Preso atto di ciò, le risorse non strutturali del PNRR saranno dunque indirizzate come visto al contenuto della didattica e le risorse complessive del sistema scuola, in calo costante da anni, potrebbero dunque recuperare incisività con una platea sempre più ridotta di beneficiari. Ed ecco allora che già ad Ottobre 2021 abbiamo l’annuncio di 13 miliardi di investimenti (sempre con i fondi del PNRR) non sul personale ma su altri temi, certo importanti, ovvero su nuova didattica per forma e contenuti. La riforma 1.3 del piano mira poi a “ripensare all’organizzazione del sistema scolastico” con “il superamento dell’identità tra classe demografica e aula, anche al fine di rivedere il modello di scuola. Ciò, consentirà di affrontare situazioni complesse sotto numerosi profili, ad esempio le problematiche scolastiche nelle aree di montagna, nelle aree interne e nelle scuole di vallata.” Ovvero: potrebbe sbiadire quell’impostazione di stampo militare della scuola che raggruppa tutti gli alunni per livelli di età ignorando il loro individuale livello di maturazione (esattamente come per il servizio militare) e che ancora oggi per l’assunzione dei docenti parla di “reclutamento”.

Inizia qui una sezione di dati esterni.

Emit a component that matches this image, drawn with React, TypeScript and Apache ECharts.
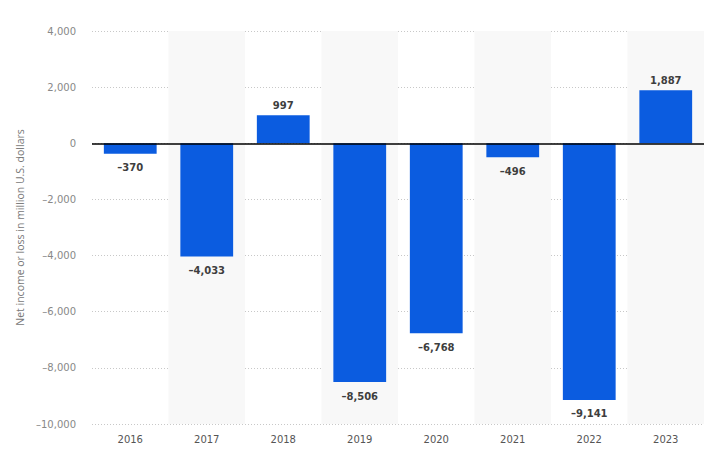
import React, { useEffect, useRef } from "react";
import * as echarts from "echarts";

const years = ["2016", "2017", "2018", "2019", "2020", "2021", "2022", "2023"];
const netIncome = [-370, -4033, 997, -8506, -6768, -496, -9141, 1887];
const yMin = -10000;
const yMax = 4000;
const yStep = 2000;
const yTitle = "Net income or loss in million U.S. dollars";

const fmt = (v: number) => {
  const s = Math.abs(v).toLocaleString("en-US");
  return v < 0 ? "\u2013" + s : s;
};

export default function App() {
  const ref = useRef<HTMLDivElement>(null);
  useEffect(() => {
    if (!ref.current) return;
    const chart = echarts.init(ref.current, undefined, { renderer: "svg" });
    chart.setOption({
      animation: false,
      backgroundColor: "#ffffff",
      grid: { left: 92, right: 11, top: 31, bottom: 38 },
      xAxis: {
        type: "category",
        data: years,
        axisLine: { show: false, onZero: false },
        axisTick: { show: false },
        axisLabel: {
          color: "#555",
          fontSize: 10,
          fontFamily: "DejaVu Sans",
          margin: 10,
        },
        splitArea: {
          show: true,
          areaStyle: { color: ["rgba(255,255,255,0)", "#f8f8f8"] },
        },
      },
      yAxis: {
        type: "value",
        min: yMin,
        max: yMax,
        interval: yStep,
        name: yTitle,
        nameLocation: "middle",
        nameGap: 60,
        nameTextStyle: { color: "#777", fontSize: 10.5, fontFamily: "Open Sans" },
        axisLine: { show: false },
        axisTick: { show: false },
        axisLabel: {
          color: "#888",
          fontSize: 10,
          fontFamily: "DejaVu Sans",
          margin: 16,
          formatter: (v: number) => fmt(v),
        },
        splitLine: { lineStyle: { color: "#c8c8c8", type: [1, 2], width: 1 } },
      },
      series: [
        {
          type: "bar",
          barCategoryGap: "31%",
          itemStyle: { color: "#0b5ce0" },
          data: netIncome.map((v) => ({
            value: v,
            label: { position: v < 0 ? "bottom" : "top", distance: v < 0 ? 9 : 5 },
          })),
          label: {
            show: true,
            color: "#3e3e3e",
            fontSize: 10,
            fontWeight: "bold",
            fontFamily: "DejaVu Sans",
            formatter: (p: any) => fmt(p.value),
          },
          markLine: {
            silent: true,
            symbol: "none",
            label: { show: false },
            lineStyle: { color: "#000", width: 1.5, type: "solid" },
            data: [{ yAxis: 0 }],
          },
        },
      ],
    });
    return () => chart.dispose();
  }, []);
  return <div ref={ref} style={{ width: 715, height: 462, position: "absolute", left: 0, top: 0 }} />;
}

Dal punto di vista occupazionale, non ci dovrebbero essere particolari problemi perché gli esuberi verranno bilanciati dai pensionamenti di una classe di lavoratori tra le più anziane, come mostrano i numeri di Orizzontescuola, per i quali “I dati aggiornati dicono che alla primaria il 58% dei maestri ha almeno 50 anni, contro la media Ocse pari al 33%. Ancora più alto il numero di insegnanti della secondaria over 50enni: sono il 62%, praticamente due su tre”. Rimane irrisolto, invece, il nodo dell’età media dei docenti, sempre meno adatti a formare alla contemporaneità i propri allievi.  

Si badi, qui non si discute se il Ministero sappia o meno fare i suoi conti: i dati del declino demografico sono noti da tempo, così come è risaputo che l’attuale ondata di adolescenti che sta mettendo alla corda la secondaria di II grado prima o poi passerà. Quello che spiace, al solito, è il comportamento di uno Stato allergico alla verità e al confronto, che tratta i propri cittadini come bambini secondo un modello da regime paternalistico ottocentesco. Uno Stato per cui con i propri sudditi non si deve né ragionare né dire la verità, ma che preferisce blandirli come bambini, come una mamma che promette un gelato se si farà i bravi; gelato che, come sappiamo tutti, non mangeremo mai.